An Avro file consists of:

File header and
One or more file data blocks

Header contains information about the schema and codec, while blocks are divided into:

Counts of objects in a block
Size of the serialized objects
Objects themselves

If you are interested, take a look at Java implementation

Schema

Schema can be defined as:

JSON string,
JSON object, of the form: {"type": "typeName" ...attributes...}
JSON array

or Avro IDL for human readable schema

typeName specifies a type name which can be a primitive or complex type.

Primitive types are: null, boolean, int, long, float, double, bytes, and string.

There are 6 complex types: record, enum, array, map, union, and fixed. Each of them supports attributes. In case of the record type, they are:

name: name of the record (required)
namespace: string that qualifies the name
doc: documentation of the schema (optional)
aliases: alternative names of the schema (optional)
fields: list of fields, where each field is a JSON object

Note

The attributes of other complex types can be found in the Apache Avro Specification

Now that we understand the structure of the schema, we can define it as, for example:

 {
   "namespace": "example.vladsiv",
   "type": "record",
   "name": "vladsiv",
   "doc": "Just a test schema",
   "fields": [
      {"name": "name", "type": "string"},
      {"name": "year",  "type": ["null", "int"]}
   ] 
 }

Why Avro?

It is a very fast serialization/deserialization format, great for storing raw data
Schema is included in the file header, which allows downstream systems to easily retrieve the schema (no need for external metastores)
Supports evolutionary schemas - any source schema change is easily handled
It's more optimized for reading series of entire rows - since it's row-based
Good option for landing zones where we store the data for further processing (which usually means that we read whole files)
Great integration with Kafka
Supports file splitting

Parquet

Apache Parquet is a free and open-source column-oriented data storage format and it began as a joint effort between Twitter and Cloudera.

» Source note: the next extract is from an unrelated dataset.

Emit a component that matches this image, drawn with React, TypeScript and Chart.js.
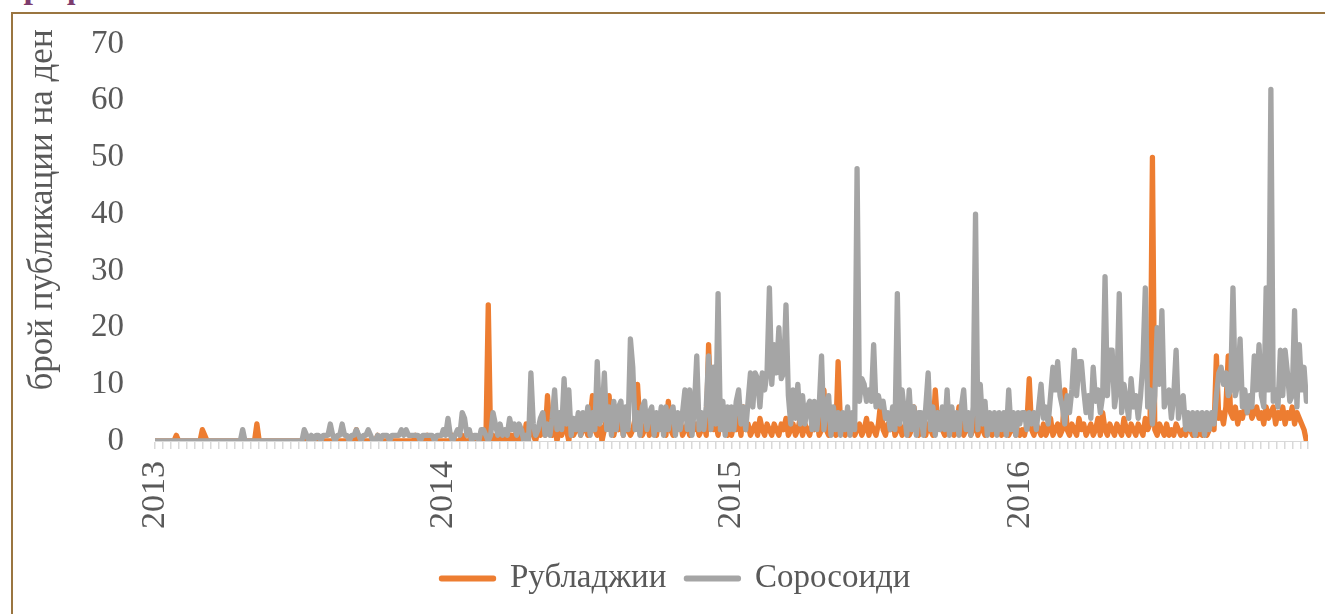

It's designed for efficient data storage and retrieval.

Running queries on the Parquet-based file-system is extremely efficient since the column-oriented data allows you to focus on the relevant data very quickly. This means that the amount of data scanned is way smaller which results in efficient I/O usage.

Structure

Parquet file consists of 3 parts:

Header: which has 4-byte magic number PAR1
Data Body: contains blocks of data stored in row groups
Footer: where all the metadata is stored

The 4-byte magic number PAR1, stored in the header and footer, indicates that the file is in parquet format.

Metadata includes the version of the format, schema, information about the columns in the data which includes: type, path, encoding, number of values etc. The interesting fact is that the metadata is stored in the footer, which allows single pass writing.

So how do we read a parquet file? At the end of the file we have footer length, so the initial seek will be performed to read the length and then, since we know the length, jump to the beginning of the footer metadata.

Why is this important?

Since body consists of blocks and each block has a boundary, writing metadata at the end (when all the blocks have been written) allows us to store these boundaries. This gives us a huge performance when it comes to locating the blocks and processing them in parallel.

Each block is stored in the form of row groups. As we can see in the image above, row groups have multiple columns called: columnar chunks. These chunks are further divided into pages. The pages store values for a particular column and can be compressed as the values can repeat.

Schema

Parquet supports schema evolution. For example, we can start with a simple schema, and then add more columns as needed. By doing this, we end up with multiple Parquet files with different schemas. This is not an issue since the schemas are mutually compatible and Parquet supports automatic schema merging among those files.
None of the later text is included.